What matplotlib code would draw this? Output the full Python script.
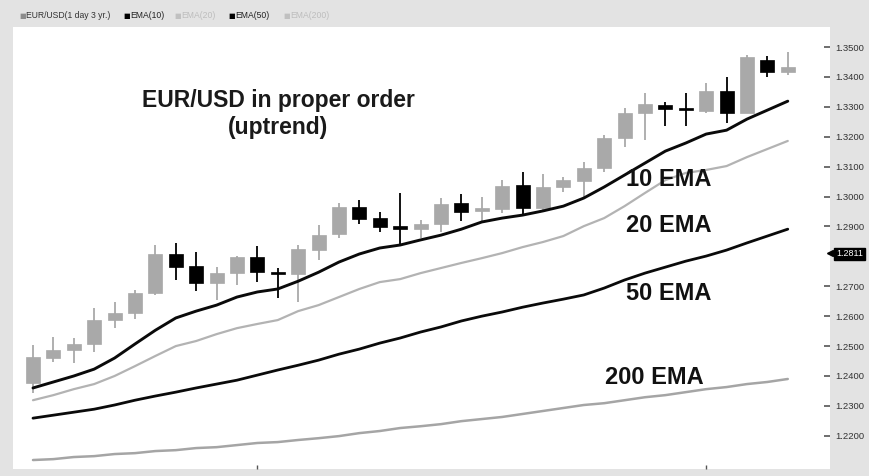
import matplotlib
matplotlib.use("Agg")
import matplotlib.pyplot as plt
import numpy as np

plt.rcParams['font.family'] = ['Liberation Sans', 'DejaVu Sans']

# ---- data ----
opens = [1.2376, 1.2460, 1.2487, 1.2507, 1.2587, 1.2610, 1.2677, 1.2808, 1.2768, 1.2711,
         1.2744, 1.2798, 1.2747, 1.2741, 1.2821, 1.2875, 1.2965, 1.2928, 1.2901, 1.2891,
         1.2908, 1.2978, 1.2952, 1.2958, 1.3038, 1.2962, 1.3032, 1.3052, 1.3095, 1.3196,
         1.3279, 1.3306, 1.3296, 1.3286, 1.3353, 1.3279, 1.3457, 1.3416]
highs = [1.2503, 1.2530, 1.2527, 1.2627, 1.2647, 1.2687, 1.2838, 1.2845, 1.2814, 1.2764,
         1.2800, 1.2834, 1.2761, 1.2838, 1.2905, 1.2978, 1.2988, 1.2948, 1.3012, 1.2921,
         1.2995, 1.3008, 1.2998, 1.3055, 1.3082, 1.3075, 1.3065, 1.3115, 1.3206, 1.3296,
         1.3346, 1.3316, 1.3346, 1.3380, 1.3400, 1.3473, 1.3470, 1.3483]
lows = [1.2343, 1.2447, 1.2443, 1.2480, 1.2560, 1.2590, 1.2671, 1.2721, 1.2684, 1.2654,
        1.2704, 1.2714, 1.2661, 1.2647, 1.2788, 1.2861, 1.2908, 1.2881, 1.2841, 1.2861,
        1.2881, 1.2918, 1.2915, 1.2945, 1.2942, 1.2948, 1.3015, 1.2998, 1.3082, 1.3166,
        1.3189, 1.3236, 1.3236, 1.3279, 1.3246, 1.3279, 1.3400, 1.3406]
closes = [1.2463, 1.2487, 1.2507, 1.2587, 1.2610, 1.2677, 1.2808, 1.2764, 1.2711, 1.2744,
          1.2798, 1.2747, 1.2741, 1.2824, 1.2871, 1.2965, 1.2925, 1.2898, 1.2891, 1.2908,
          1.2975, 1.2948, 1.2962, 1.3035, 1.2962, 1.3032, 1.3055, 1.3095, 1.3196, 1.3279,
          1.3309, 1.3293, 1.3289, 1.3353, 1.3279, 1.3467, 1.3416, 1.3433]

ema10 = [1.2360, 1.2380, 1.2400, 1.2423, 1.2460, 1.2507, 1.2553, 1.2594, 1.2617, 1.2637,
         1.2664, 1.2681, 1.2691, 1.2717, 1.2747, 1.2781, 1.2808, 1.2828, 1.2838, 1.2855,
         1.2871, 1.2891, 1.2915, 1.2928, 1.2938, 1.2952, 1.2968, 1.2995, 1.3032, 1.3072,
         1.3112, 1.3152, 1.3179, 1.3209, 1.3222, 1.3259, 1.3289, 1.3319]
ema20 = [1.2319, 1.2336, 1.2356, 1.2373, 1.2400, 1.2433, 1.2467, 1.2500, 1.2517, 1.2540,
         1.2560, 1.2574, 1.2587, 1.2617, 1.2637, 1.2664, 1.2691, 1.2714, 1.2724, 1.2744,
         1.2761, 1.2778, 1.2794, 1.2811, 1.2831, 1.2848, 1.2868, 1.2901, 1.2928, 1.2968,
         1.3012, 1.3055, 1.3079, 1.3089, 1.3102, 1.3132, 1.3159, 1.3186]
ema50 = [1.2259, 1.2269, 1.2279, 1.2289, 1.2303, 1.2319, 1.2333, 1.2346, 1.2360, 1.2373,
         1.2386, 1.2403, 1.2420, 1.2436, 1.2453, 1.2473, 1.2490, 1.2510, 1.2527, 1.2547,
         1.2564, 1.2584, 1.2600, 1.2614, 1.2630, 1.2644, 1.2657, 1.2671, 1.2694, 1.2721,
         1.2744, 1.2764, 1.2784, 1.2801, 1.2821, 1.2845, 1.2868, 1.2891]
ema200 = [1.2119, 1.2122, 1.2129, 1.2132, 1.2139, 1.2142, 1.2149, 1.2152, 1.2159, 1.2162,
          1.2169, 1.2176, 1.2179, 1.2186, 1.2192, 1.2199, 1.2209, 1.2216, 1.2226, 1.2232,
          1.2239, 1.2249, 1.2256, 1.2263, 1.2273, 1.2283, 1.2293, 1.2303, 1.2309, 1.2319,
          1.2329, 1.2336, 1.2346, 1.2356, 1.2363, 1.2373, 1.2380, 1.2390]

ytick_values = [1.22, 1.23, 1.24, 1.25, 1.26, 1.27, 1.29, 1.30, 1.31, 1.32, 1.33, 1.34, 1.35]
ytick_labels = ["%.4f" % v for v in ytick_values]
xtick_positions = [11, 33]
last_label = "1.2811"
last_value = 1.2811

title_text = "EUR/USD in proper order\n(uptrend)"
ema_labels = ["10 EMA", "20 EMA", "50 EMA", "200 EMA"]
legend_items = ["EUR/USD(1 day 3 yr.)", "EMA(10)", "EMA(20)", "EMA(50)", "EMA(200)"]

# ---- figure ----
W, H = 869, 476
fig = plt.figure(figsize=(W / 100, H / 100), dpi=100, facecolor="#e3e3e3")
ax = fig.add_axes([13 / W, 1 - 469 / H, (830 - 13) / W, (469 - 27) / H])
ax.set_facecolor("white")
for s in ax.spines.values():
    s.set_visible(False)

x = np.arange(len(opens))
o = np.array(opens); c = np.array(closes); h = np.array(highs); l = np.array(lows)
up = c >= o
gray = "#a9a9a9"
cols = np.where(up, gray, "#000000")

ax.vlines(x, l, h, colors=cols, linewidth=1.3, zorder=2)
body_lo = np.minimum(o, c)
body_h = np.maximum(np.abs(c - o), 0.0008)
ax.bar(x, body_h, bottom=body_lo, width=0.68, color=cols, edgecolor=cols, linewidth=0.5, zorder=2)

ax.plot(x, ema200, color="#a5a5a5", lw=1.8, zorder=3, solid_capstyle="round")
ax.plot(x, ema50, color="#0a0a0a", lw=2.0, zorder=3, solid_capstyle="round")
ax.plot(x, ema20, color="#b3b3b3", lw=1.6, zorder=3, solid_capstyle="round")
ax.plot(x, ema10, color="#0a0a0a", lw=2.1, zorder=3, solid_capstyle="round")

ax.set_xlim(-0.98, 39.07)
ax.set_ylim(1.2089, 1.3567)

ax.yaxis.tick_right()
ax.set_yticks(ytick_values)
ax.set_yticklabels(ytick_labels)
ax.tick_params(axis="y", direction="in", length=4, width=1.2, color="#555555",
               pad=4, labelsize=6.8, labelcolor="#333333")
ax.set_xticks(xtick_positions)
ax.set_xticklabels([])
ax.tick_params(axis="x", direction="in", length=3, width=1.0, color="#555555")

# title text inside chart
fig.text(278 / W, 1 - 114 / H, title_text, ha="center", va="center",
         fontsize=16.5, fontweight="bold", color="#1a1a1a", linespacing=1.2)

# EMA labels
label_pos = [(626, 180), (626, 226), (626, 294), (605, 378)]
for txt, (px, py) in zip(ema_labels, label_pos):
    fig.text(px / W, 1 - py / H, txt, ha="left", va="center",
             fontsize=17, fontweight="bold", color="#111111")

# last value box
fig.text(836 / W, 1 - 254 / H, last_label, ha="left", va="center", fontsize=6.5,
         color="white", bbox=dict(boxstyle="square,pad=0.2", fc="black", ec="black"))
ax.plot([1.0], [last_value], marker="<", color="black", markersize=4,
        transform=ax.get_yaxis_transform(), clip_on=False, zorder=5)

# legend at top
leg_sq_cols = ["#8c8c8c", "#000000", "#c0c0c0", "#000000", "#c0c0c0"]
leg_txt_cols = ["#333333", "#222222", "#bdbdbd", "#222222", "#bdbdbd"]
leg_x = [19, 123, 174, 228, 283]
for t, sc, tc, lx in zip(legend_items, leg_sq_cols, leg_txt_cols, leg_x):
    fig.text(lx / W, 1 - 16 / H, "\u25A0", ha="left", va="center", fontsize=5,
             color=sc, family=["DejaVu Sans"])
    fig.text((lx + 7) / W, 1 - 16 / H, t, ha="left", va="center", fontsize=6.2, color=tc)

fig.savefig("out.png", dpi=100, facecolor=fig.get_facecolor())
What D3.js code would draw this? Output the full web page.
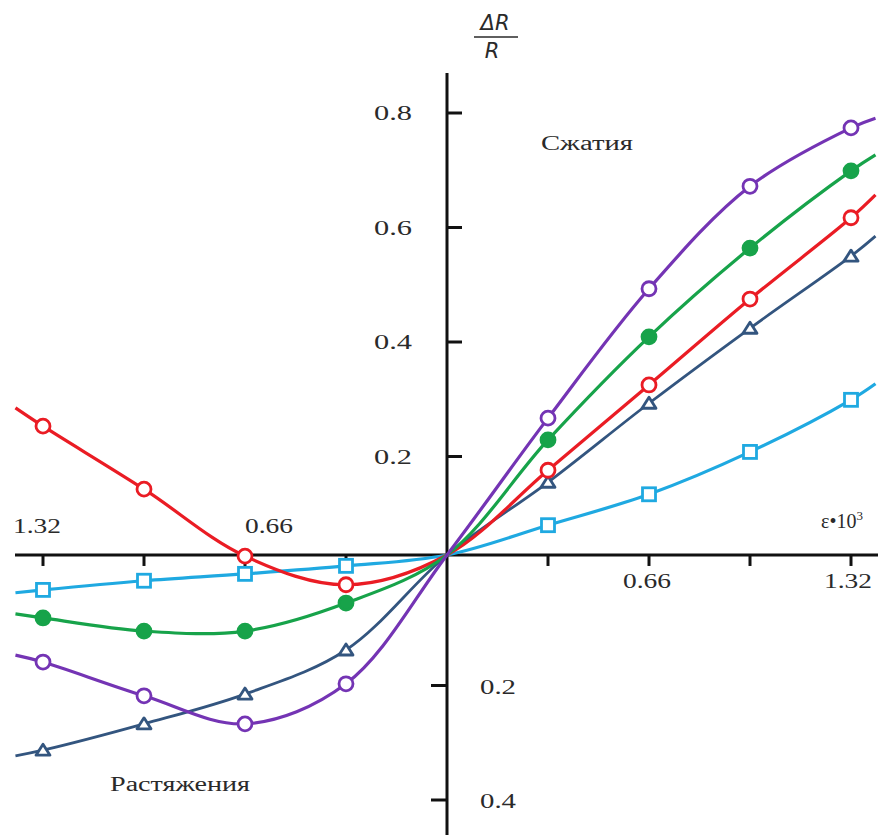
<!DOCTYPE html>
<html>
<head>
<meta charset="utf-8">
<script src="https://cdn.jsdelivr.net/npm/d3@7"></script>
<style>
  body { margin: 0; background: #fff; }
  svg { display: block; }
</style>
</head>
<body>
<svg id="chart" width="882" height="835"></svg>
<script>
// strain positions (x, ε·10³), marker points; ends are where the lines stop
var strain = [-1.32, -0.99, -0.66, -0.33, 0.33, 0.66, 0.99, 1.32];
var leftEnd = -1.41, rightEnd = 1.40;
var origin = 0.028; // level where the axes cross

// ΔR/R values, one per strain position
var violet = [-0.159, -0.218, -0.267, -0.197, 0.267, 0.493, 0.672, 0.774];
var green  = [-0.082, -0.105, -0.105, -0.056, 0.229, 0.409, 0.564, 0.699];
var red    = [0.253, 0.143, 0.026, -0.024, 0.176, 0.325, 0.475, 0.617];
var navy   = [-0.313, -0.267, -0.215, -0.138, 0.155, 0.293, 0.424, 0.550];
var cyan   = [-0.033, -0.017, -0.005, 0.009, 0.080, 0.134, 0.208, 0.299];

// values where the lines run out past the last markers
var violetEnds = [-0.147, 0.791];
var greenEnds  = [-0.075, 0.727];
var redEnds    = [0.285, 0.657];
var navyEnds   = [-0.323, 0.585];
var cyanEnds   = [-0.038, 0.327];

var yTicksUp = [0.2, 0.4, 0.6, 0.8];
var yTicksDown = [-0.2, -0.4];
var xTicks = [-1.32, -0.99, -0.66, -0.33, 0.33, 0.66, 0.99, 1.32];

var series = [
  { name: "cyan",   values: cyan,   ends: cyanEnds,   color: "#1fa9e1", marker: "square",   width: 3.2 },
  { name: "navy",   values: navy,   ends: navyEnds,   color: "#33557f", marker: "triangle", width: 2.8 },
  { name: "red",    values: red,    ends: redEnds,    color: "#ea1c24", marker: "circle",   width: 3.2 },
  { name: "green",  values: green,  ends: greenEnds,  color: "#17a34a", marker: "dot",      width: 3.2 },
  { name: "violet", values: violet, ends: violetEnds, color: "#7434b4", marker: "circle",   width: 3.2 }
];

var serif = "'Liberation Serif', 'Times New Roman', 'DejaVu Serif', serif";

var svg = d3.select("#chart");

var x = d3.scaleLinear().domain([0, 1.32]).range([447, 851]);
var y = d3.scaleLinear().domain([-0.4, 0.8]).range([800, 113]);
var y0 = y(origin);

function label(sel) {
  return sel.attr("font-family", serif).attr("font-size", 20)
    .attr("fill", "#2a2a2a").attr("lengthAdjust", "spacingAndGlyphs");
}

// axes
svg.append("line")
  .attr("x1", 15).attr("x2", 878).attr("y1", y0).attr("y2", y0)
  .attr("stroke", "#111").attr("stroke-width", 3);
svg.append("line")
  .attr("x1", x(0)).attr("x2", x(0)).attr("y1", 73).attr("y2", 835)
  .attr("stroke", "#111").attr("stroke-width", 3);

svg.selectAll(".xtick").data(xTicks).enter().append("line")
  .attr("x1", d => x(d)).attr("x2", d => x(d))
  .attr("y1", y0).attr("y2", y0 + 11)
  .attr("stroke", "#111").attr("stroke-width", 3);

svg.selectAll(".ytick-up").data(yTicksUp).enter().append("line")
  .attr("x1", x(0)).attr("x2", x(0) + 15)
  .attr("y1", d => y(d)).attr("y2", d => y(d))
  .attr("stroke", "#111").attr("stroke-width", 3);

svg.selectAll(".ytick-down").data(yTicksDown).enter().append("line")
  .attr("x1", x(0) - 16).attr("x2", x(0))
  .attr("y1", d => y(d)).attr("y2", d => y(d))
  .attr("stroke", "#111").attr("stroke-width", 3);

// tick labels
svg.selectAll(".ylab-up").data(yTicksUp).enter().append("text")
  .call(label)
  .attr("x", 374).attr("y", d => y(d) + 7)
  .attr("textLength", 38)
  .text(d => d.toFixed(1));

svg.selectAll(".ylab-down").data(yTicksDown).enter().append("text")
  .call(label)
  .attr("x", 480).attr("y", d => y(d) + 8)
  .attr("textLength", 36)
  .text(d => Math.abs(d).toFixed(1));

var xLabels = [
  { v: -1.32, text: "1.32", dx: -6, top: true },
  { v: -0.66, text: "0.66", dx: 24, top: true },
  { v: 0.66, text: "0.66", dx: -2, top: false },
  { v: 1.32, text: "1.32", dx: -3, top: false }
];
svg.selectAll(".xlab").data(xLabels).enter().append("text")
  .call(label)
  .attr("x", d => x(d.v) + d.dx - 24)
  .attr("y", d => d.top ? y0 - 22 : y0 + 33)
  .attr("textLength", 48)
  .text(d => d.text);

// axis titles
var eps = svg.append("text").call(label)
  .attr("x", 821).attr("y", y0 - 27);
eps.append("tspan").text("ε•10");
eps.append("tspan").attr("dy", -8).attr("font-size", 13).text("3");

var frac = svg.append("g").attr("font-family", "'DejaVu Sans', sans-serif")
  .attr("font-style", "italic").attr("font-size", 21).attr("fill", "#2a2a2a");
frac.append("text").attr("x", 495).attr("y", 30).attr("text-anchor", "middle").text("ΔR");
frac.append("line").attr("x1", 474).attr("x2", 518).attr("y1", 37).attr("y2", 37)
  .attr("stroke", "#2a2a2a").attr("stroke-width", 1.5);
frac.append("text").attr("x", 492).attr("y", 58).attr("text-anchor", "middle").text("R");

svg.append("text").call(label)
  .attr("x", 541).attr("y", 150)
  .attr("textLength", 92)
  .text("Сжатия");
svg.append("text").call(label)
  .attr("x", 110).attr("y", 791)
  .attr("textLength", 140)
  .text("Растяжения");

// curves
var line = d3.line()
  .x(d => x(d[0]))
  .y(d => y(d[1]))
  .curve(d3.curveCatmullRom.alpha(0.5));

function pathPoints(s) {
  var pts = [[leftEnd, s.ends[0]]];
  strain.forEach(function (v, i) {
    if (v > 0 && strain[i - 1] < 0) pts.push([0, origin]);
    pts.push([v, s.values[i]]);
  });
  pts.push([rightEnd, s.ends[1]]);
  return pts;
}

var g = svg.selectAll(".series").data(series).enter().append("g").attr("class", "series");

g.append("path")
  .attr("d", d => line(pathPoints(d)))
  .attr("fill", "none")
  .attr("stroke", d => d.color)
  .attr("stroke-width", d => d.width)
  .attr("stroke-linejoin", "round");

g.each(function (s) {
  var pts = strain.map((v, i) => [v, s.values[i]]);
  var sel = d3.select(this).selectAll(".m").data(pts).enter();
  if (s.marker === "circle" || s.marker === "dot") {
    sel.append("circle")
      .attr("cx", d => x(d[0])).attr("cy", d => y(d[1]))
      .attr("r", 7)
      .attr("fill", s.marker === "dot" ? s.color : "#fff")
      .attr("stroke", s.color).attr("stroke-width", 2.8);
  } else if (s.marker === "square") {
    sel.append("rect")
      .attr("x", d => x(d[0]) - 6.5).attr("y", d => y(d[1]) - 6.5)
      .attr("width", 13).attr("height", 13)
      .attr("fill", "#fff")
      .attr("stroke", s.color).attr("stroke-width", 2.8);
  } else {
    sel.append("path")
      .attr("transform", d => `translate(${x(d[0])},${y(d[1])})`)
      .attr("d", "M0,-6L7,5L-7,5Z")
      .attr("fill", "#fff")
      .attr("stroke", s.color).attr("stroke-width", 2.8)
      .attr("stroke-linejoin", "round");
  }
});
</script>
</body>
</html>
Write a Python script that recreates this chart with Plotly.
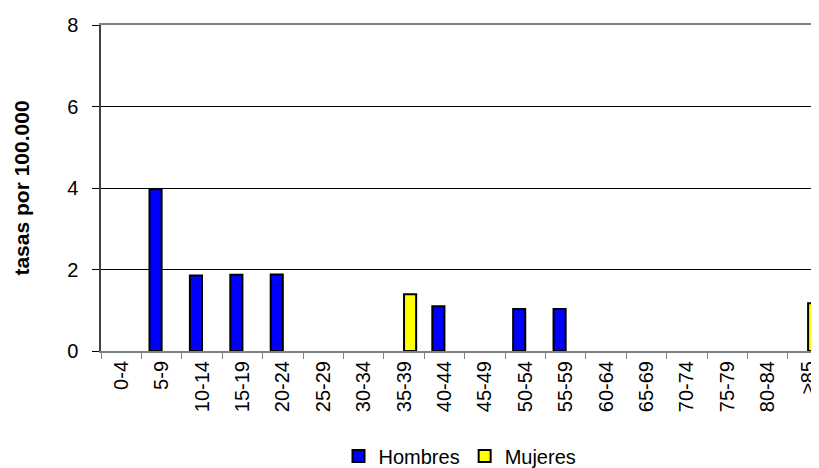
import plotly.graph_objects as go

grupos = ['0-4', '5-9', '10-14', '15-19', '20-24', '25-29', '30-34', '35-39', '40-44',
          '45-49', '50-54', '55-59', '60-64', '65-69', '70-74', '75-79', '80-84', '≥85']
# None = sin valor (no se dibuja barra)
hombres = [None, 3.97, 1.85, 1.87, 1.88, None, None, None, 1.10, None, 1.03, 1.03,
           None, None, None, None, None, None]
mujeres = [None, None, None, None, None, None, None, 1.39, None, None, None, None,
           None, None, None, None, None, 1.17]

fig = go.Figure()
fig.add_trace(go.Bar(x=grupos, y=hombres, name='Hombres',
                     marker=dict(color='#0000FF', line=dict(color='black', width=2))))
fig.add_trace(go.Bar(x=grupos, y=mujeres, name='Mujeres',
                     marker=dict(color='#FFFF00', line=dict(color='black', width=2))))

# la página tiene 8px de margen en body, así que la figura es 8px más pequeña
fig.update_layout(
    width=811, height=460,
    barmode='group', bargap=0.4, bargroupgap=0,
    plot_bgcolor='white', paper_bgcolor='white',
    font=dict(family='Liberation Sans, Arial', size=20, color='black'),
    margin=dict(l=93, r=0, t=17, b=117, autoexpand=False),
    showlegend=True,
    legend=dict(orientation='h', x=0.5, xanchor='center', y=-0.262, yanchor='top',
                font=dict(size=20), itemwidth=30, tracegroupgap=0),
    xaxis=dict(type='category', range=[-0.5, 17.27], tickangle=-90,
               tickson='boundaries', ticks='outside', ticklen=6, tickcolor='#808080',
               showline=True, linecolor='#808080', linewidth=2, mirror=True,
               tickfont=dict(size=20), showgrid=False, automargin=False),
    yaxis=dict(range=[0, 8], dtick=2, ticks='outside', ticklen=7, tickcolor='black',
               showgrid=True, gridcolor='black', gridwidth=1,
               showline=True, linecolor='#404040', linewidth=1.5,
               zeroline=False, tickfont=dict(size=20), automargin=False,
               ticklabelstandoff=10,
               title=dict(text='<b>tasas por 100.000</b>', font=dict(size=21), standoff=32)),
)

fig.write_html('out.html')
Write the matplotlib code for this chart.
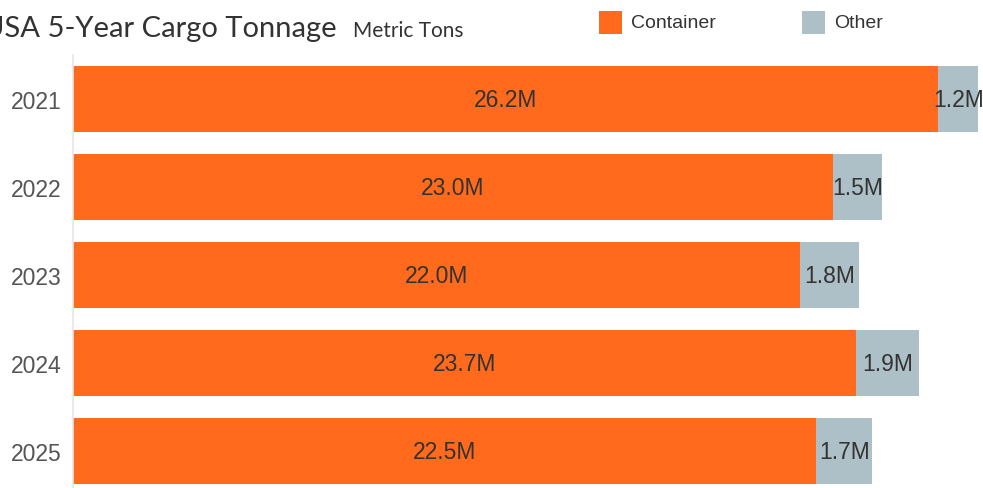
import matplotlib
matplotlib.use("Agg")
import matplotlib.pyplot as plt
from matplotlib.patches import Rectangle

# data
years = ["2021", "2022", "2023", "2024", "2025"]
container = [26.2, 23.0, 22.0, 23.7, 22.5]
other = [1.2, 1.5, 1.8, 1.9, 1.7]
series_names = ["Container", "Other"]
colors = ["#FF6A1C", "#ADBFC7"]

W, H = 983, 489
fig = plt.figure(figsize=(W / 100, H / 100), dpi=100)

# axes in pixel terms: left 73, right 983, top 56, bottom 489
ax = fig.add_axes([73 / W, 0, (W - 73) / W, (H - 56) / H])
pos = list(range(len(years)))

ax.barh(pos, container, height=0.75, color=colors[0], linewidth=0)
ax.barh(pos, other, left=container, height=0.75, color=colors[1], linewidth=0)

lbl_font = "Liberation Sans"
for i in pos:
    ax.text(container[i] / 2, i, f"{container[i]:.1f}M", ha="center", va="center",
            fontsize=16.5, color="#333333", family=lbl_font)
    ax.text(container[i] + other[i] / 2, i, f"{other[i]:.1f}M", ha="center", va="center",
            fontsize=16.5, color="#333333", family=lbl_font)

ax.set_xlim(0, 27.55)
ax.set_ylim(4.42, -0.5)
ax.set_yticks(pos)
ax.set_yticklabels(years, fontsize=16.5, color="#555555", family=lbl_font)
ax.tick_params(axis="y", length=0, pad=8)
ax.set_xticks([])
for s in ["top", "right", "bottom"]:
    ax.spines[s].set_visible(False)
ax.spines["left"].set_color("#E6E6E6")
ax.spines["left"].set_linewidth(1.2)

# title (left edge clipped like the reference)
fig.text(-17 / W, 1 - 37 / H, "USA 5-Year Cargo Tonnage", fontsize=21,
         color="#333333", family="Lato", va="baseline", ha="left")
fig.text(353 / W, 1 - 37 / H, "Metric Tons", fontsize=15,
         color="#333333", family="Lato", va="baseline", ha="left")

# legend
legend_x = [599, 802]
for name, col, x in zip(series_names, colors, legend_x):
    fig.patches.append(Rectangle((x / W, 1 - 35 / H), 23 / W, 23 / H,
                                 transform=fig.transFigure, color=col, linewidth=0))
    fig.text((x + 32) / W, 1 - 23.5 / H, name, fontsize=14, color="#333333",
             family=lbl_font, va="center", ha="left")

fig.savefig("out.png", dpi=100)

###

● **Given problem**
Take the lines above from the top of the records through the one with "1.3309, 1.3293, 1.3289, 1.3353, 1.3279, 1.3467, 1.3416, 1.3433]" and repeat them exactly, without any pictures.

● **Completed exercise**
What matplotlib code would draw this? Output the full Python script.
import matplotlib
matplotlib.use("Agg")
import matplotlib.pyplot as plt
import numpy as np

plt.rcParams['font.family'] = ['Liberation Sans', 'DejaVu Sans']

# ---- data ----
opens = [1.2376, 1.2460, 1.2487, 1.2507, 1.2587, 1.2610, 1.2677, 1.2808, 1.2768, 1.2711,
         1.2744, 1.2798, 1.2747, 1.2741, 1.2821, 1.2875, 1.2965, 1.2928, 1.2901, 1.2891,
         1.2908, 1.2978, 1.2952, 1.2958, 1.3038, 1.2962, 1.3032, 1.3052, 1.3095, 1.3196,
         1.3279, 1.3306, 1.3296, 1.3286, 1.3353, 1.3279, 1.3457, 1.3416]
highs = [1.2503, 1.2530, 1.2527, 1.2627, 1.2647, 1.2687, 1.2838, 1.2845, 1.2814, 1.2764,
         1.2800, 1.2834, 1.2761, 1.2838, 1.2905, 1.2978, 1.2988, 1.2948, 1.3012, 1.2921,
         1.2995, 1.3008, 1.2998, 1.3055, 1.3082, 1.3075, 1.3065, 1.3115, 1.3206, 1.3296,
         1.3346, 1.3316, 1.3346, 1.3380, 1.3400, 1.3473, 1.3470, 1.3483]
lows = [1.2343, 1.2447, 1.2443, 1.2480, 1.2560, 1.2590, 1.2671, 1.2721, 1.2684, 1.2654,
        1.2704, 1.2714, 1.2661, 1.2647, 1.2788, 1.2861, 1.2908, 1.2881, 1.2841, 1.2861,
        1.2881, 1.2918, 1.2915, 1.2945, 1.2942, 1.2948, 1.3015, 1.2998, 1.3082, 1.3166,
        1.3189, 1.3236, 1.3236, 1.3279, 1.3246, 1.3279, 1.3400, 1.3406]
closes = [1.2463, 1.2487, 1.2507, 1.2587, 1.2610, 1.2677, 1.2808, 1.2764, 1.2711, 1.2744,
          1.2798, 1.2747, 1.2741, 1.2824, 1.2871, 1.2965, 1.2925, 1.2898, 1.2891, 1.2908,
          1.2975, 1.2948, 1.2962, 1.3035, 1.2962, 1.3032, 1.3055, 1.3095, 1.3196, 1.3279,
          1.3309, 1.3293, 1.3289, 1.3353, 1.3279, 1.3467, 1.3416, 1.3433]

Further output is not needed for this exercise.